Trump’s Defense Dismisses Gag Order: No Affidavits, No Case

Potashev Aleksandr /
Potashev Aleksandr /

Not a single FBI agent involved in the Mar-a-Lago raid dared to submit an affidavit or even make an argument, Trump’s attorneys pointed out. That should tell you all you need to know about the so-called evidence backing up special counsel Jack Smith’s gag order request in Trump’s classified documents case.

Former President Trump’s legal team isn’t taking this lying down. They’ve asked U.S. District Judge Aileen Cannon to reject the prosecutors’ claims, calling the gag order request a “shocking display of overreach” and “unconstitutional.” In their June 14 court filing, Trump’s attorneys argued that there’s zero evidence of threats or harassment resulting from Trump’s comments.

Let’s be clear: no FBI agent has claimed that Trump’s remarks put them at risk. Not one.

Trump’s lawyers argued that this gag order request is riddled with “ambiguities” and lacks “enforcement criteria.” More importantly, it has a “chilling effect” on free speech. This is not just a legal battle; it’s about protecting Trump’s right to speak freely, especially regarding core political speech. This echoes a similar fight in New York, where a gag order in Trump’s criminal trial was contested for infringing his First Amendment rights.

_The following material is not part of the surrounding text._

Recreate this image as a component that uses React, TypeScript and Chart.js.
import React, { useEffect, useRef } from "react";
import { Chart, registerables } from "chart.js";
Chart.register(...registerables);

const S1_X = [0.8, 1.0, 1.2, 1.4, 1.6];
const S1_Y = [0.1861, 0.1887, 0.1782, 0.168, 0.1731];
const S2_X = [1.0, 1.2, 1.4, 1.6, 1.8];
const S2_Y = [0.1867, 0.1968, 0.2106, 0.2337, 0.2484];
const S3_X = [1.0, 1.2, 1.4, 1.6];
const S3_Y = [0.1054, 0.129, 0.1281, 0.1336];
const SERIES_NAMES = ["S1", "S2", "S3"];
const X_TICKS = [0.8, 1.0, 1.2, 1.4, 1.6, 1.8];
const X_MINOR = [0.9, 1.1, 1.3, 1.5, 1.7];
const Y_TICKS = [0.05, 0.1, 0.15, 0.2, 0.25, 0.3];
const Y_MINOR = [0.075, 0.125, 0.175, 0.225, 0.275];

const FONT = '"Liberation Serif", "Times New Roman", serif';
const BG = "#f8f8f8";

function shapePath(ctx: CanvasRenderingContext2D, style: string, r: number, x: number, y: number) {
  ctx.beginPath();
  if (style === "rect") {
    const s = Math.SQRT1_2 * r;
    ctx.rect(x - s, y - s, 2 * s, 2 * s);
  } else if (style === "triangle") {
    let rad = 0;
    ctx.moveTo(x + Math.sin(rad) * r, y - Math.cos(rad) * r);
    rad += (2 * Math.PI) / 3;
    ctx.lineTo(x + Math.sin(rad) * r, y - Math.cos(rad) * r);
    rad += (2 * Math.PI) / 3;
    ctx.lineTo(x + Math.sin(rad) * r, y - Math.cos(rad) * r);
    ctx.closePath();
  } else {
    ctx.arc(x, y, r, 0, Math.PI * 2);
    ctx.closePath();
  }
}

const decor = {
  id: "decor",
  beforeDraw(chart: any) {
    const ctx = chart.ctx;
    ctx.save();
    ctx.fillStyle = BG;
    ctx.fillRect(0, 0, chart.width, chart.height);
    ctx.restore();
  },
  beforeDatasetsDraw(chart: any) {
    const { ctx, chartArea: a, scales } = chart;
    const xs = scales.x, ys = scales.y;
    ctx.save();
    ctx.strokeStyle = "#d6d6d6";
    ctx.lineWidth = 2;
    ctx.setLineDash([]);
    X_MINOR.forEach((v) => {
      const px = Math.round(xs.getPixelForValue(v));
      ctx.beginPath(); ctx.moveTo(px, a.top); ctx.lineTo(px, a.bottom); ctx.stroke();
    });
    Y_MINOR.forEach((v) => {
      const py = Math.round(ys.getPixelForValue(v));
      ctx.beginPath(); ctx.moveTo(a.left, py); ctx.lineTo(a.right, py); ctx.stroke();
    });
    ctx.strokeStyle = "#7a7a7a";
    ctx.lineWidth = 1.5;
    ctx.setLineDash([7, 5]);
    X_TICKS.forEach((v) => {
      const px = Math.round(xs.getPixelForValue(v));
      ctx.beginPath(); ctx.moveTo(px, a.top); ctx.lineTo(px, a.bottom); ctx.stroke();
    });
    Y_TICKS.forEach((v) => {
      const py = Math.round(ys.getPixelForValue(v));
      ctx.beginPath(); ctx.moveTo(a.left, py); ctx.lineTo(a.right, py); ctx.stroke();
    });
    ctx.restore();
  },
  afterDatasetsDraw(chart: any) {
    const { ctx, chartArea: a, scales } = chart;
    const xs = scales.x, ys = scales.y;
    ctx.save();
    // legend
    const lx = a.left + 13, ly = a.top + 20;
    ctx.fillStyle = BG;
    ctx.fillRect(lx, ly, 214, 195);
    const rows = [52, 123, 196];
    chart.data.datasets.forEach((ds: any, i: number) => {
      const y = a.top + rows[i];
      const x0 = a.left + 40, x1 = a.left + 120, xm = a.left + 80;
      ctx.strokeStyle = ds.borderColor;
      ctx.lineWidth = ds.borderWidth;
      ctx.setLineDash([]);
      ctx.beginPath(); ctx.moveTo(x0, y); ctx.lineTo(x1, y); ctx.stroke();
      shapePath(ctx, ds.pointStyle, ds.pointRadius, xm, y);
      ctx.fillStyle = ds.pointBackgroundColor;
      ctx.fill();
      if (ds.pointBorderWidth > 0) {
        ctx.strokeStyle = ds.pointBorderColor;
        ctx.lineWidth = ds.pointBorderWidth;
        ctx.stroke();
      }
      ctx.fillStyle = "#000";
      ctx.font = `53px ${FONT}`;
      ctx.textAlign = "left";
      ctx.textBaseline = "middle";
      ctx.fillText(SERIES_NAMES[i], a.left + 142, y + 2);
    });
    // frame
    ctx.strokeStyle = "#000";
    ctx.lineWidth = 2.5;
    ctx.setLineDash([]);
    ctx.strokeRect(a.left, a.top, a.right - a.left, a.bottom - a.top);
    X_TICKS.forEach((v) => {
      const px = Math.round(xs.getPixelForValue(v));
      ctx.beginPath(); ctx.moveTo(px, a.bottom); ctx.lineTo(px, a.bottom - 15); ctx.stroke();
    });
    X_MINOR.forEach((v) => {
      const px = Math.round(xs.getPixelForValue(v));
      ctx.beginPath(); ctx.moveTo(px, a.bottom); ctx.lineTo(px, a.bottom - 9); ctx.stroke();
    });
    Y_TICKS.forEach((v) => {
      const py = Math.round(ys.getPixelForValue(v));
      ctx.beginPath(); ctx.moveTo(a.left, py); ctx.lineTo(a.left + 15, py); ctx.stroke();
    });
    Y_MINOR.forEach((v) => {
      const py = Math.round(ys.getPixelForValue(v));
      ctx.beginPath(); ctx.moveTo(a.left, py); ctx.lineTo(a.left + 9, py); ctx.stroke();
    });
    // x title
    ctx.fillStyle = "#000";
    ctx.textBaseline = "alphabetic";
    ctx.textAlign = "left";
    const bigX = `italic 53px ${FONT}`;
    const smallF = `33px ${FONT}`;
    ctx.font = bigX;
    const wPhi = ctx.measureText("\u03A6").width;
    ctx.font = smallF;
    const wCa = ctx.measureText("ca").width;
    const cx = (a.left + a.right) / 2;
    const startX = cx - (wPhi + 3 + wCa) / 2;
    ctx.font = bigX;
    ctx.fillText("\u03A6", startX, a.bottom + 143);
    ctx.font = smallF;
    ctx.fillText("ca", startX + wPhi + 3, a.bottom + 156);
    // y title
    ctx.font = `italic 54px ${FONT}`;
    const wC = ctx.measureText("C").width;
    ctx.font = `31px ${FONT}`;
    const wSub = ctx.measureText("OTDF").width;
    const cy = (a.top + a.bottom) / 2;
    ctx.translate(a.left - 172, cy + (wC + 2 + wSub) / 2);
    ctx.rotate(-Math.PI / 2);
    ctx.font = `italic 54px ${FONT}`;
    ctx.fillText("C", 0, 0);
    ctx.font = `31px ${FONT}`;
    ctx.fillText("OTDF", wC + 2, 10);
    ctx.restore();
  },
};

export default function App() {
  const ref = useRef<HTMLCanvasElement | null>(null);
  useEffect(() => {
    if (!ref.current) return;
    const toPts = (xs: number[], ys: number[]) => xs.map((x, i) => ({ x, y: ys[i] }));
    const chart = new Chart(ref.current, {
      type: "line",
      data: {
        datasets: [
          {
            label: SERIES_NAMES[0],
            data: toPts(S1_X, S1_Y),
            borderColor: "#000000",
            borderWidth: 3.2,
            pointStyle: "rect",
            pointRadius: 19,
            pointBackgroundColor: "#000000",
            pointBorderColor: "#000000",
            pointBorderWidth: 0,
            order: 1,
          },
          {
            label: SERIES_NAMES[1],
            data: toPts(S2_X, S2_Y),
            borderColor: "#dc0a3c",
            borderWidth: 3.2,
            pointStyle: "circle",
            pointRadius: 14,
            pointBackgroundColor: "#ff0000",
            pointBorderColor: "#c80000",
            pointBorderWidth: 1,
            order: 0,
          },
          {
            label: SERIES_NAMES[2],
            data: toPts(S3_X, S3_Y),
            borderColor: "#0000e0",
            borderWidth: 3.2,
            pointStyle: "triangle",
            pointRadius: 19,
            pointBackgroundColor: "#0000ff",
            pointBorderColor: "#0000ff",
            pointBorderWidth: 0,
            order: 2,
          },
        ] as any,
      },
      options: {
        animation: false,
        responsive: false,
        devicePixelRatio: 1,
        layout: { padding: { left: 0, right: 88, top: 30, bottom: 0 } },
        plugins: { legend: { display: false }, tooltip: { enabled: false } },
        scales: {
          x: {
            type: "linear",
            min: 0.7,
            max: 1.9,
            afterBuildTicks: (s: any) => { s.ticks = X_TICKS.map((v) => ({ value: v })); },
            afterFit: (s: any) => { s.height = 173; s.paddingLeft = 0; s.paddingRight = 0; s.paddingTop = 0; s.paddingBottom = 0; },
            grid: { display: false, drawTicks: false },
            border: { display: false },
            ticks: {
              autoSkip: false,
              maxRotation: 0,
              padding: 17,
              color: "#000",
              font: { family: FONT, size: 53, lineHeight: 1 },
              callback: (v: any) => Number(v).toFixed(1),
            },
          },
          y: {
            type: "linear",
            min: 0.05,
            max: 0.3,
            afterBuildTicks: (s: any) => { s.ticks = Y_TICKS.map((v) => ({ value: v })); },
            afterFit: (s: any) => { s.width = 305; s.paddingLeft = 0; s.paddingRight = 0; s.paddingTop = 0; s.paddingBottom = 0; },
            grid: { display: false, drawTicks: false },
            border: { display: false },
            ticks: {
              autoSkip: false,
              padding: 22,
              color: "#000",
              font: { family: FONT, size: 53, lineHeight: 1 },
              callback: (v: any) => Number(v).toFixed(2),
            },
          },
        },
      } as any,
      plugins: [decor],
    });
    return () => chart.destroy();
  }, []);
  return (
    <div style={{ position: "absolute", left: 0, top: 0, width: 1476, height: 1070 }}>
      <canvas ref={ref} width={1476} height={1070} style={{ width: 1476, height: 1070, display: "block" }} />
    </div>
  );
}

Prosecutors claim that Trump’s statements about FBI agents being armed during the August 2022 search of Mar-a-Lago would lead to threats and harassment against law enforcement. But come on, this is just a scare tactic. The FBI told The Epoch Times that their agents followed standard protocol during the search—no special orders, no departure from the norm—just business as usual.

Trump, however, has been vocal on social media and his campaign website, claiming that court filings showed FBI agents were ready for resistance from the Secret Service. Those documents included an FBI statement about the use of deadly force, adhering to the policy that it’s only used when there’s an imminent threat of death or severe injury.

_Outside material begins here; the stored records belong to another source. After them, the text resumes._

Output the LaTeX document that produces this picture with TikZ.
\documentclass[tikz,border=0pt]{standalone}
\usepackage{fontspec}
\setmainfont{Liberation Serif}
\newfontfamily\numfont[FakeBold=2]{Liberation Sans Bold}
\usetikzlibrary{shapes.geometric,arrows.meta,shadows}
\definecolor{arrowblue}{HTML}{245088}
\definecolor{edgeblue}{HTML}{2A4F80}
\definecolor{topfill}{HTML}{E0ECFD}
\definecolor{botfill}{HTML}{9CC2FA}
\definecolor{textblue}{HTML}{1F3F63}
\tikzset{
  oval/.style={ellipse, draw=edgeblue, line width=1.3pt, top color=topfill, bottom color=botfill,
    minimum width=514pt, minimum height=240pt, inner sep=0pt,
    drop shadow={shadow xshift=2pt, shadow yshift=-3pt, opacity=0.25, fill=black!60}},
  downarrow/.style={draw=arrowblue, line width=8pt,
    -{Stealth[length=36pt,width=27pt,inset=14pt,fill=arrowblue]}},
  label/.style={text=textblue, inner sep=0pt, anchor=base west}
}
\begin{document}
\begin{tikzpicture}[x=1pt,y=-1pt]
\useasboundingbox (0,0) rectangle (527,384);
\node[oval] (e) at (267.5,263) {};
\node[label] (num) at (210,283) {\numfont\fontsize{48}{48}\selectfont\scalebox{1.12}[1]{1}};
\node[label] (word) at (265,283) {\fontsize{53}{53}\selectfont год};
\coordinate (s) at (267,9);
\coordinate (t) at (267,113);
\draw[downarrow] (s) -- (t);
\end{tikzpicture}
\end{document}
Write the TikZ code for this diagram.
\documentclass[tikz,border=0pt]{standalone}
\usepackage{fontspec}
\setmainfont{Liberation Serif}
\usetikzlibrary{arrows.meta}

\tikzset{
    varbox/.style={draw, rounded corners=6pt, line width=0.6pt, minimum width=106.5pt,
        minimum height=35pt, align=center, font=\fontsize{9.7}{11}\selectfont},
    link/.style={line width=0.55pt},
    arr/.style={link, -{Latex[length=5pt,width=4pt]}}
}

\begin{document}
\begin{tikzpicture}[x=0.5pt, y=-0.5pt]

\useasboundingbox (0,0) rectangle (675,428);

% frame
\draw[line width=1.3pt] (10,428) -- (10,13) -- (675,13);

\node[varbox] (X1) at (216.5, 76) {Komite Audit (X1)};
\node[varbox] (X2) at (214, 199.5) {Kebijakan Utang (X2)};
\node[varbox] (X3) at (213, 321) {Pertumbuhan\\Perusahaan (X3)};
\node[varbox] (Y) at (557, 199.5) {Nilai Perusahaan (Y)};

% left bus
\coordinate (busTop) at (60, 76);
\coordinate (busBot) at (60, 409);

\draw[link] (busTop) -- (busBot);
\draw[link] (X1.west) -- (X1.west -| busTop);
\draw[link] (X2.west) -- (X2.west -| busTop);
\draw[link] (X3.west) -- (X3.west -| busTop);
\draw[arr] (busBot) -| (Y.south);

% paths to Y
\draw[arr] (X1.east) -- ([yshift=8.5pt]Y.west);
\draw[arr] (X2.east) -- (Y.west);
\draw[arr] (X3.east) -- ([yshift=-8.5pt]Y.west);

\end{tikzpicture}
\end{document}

Judge Cannon had already denied a similar gag order request in May. But federal prosecutors came back just days later with another request, arguing that Trump’s comments could influence potential jurors. They warned that his “deceptive and inflammatory claims” could put law enforcement professionals at risk, inviting threats and harassment, a common consequence when Trump targets individuals involved in legal proceedings against him.

In their May 31 court papers, Jay Bratt and David Harbach, working under Smith, listed a series of Trump’s posts and fundraising emails. They claimed these contained false and inflammatory allegations, including statements that federal officials were “authorized to shoot” him or were “locked & loaded.”

Interestingly, prosecutors did not push for an expedited ruling on their request. Judge Cannon has scheduled a June 24 hearing on the gag order, but there’s no set timeline for her decision.

Trump faces 40 federal counts related to the illegal retention of classified documents after leaving the White House in early 2021 and allegedly obstructing attempts to retrieve them. He has pleaded not guilty, maintaining that the charges are politically motivated to derail his 2024 presidential campaign.

Judge Cannon has postponed the trial indefinitely, with no indication of a new date. This delay only adds to the drama, keeping the spotlight on the legal maneuvers and political implications surrounding Trump’s case.

This whole ordeal reeks of political maneuvering. The gag order is just another attempt to silence Trump and sway public opinion against him. It’s about time we see through these tactics and recognize them for what they are—a desperate bid to stifle free speech and derail Trump’s bid for the White House.

As this saga continues, one thing is clear: Trump isn’t backing down. His legal team fights tooth and nail to protect his rights and expose the prosecutors’ overreach. And honestly, who can blame them? This is a fight for the principles underpinning our democracy—free speech and the rule of law. So buckle up, folks. This is far from over.